§ STORED DATA:
========================
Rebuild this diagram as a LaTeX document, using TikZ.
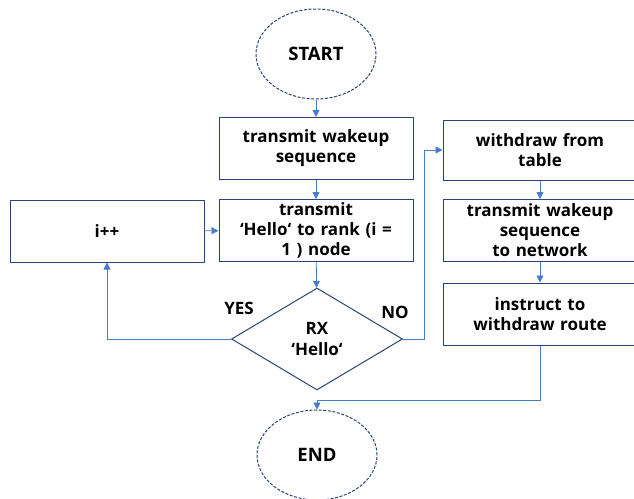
\documentclass[tikz,border=0pt]{standalone}
\usepackage{fontspec}
\setmainfont{Open Sans}
\usetikzlibrary{shapes.geometric, arrows.meta}
\definecolor{boxline}{HTML}{2B4570}
\definecolor{flowline}{HTML}{4A7BCB}
\tikzset{
  stepbox/.style={draw=boxline, line width=1pt, minimum width=194pt, minimum height=62pt,
    text width=188pt, align=center, inner sep=0pt, font=\bfseries\fontsize{17}{20}\selectfont},
  termnode/.style={ellipse, draw=boxline, line width=1pt, dash pattern=on 3pt off 1.6pt,
    minimum width=120pt, minimum height=90pt, inner sep=0pt, font=\bfseries\fontsize{18.5}{20}\selectfont},
  decide/.style={diamond, draw=boxline, line width=1pt, minimum width=171pt, minimum height=102pt,
    aspect=1.7, inner sep=0pt, align=center, font=\bfseries\fontsize{17}{21}\selectfont},
  flow/.style={draw=flowline, line width=0.8pt, -{Triangle[length=7pt,width=7pt]}},
  tag/.style={font=\bfseries\fontsize{17}{20}\selectfont}
}
\begin{document}
\begin{tikzpicture}[x=1pt, y=-1pt]
\clip (0,0) rectangle (634,498);  % image frame

% left column
\node[termnode] (start) at (316,54) {START};
\node[stepbox] (wakeup) at (316,148.5) {transmit wakeup\\sequence};
\node[stepbox] (hello) at (316,230.5) {transmit\\‘Hello‘ to rank (i =\\1 ) node};
\node[stepbox] (incr) at (107,231) {i++};
\node[decide] (rxhello) at (317,339) {RX\\‘Hello‘};
\node[termnode] (stop) at (317,455) {END};

% right column
\node[stepbox, minimum height=60pt] (drop) at (540,150) {withdraw from\\table};
\node[stepbox] (netwake) at (540,230.5) {transmit wakeup\\sequence\\to network};
\node[stepbox] (instruct) at (540,314) {instruct to\\withdraw route};

% branch labels
\node[tag] (yes) at (239,308) {YES};
\node[tag] (no) at (395,312) {NO};
\coordinate (merge) at (317,400);

% connectors
\draw[flow] (start) -- (wakeup);
\draw[flow] (wakeup) -- (hello);
\draw[flow] (hello) -- (rxhello);
\draw[flow] (incr) -- (hello);
\draw[flow] (rxhello.west) -| (incr.south);
\draw[flow] (rxhello.east) -- ++(21,0) |- (drop.west);
\draw[flow] (drop) -- (netwake);
\draw[flow] (netwake) -- (instruct);
\draw[flow] (instruct.south) |- (merge) -- (stop.north);
\end{tikzpicture}
\end{document}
========================
§ PROBLEM: Transcribe the whole listing exactly. Pictures stay out of your copy.

§ FULL ANSWER:
Rebuild this diagram as a LaTeX document, using TikZ.
\documentclass[tikz,border=0pt]{standalone}
\usepackage{fontspec}
\setmainfont{Open Sans}
\usetikzlibrary{shapes.geometric, arrows.meta}
\definecolor{boxline}{HTML}{2B4570}
\definecolor{flowline}{HTML}{4A7BCB}
\tikzset{
  stepbox/.style={draw=boxline, line width=1pt, minimum width=194pt, minimum height=62pt,
    text width=188pt, align=center, inner sep=0pt, font=\bfseries\fontsize{17}{20}\selectfont},
  termnode/.style={ellipse, draw=boxline, line width=1pt, dash pattern=on 3pt off 1.6pt,
    minimum width=120pt, minimum height=90pt, inner sep=0pt, font=\bfseries\fontsize{18.5}{20}\selectfont},
  decide/.style={diamond, draw=boxline, line width=1pt, minimum width=171pt, minimum height=102pt,
    aspect=1.7, inner sep=0pt, align=center, font=\bfseries\fontsize{17}{21}\selectfont},
  flow/.style={draw=flowline, line width=0.8pt, -{Triangle[length=7pt,width=7pt]}},
  tag/.style={font=\bfseries\fontsize{17}{20}\selectfont}
}
\begin{document}
\begin{tikzpicture}[x=1pt, y=-1pt]
\clip (0,0) rectangle (634,498);  % image frame

% left column
\node[termnode] (start) at (316,54) {START};
\node[stepbox] (wakeup) at (316,148.5) {transmit wakeup\\sequence};
\node[stepbox] (hello) at (316,230.5) {transmit\\‘Hello‘ to rank (i =\\1 ) node};
\node[stepbox] (incr) at (107,231) {i++};
\node[decide] (rxhello) at (317,339) {RX\\‘Hello‘};
\node[termnode] (stop) at (317,455) {END};

% right column
\node[stepbox, minimum height=60pt] (drop) at (540,150) {withdraw from\\table};
\node[stepbox] (netwake) at (540,230.5) {transmit wakeup\\sequence\\to network};
\node[stepbox] (instruct) at (540,314) {instruct to\\withdraw route};

% branch labels
\node[tag] (yes) at (239,308) {YES};
\node[tag] (no) at (395,312) {NO};
\coordinate (merge) at (317,400);

% connectors
\draw[flow] (start) -- (wakeup);
\draw[flow] (wakeup) -- (hello);
\draw[flow] (hello) -- (rxhello);
\draw[flow] (incr) -- (hello);
\draw[flow] (rxhello.west) -| (incr.south);
\draw[flow] (rxhello.east) -- ++(21,0) |- (drop.west);
\draw[flow] (drop) -- (netwake);
\draw[flow] (netwake) -- (instruct);
\draw[flow] (instruct.south) |- (merge) -- (stop.north);
\end{tikzpicture}
\end{document}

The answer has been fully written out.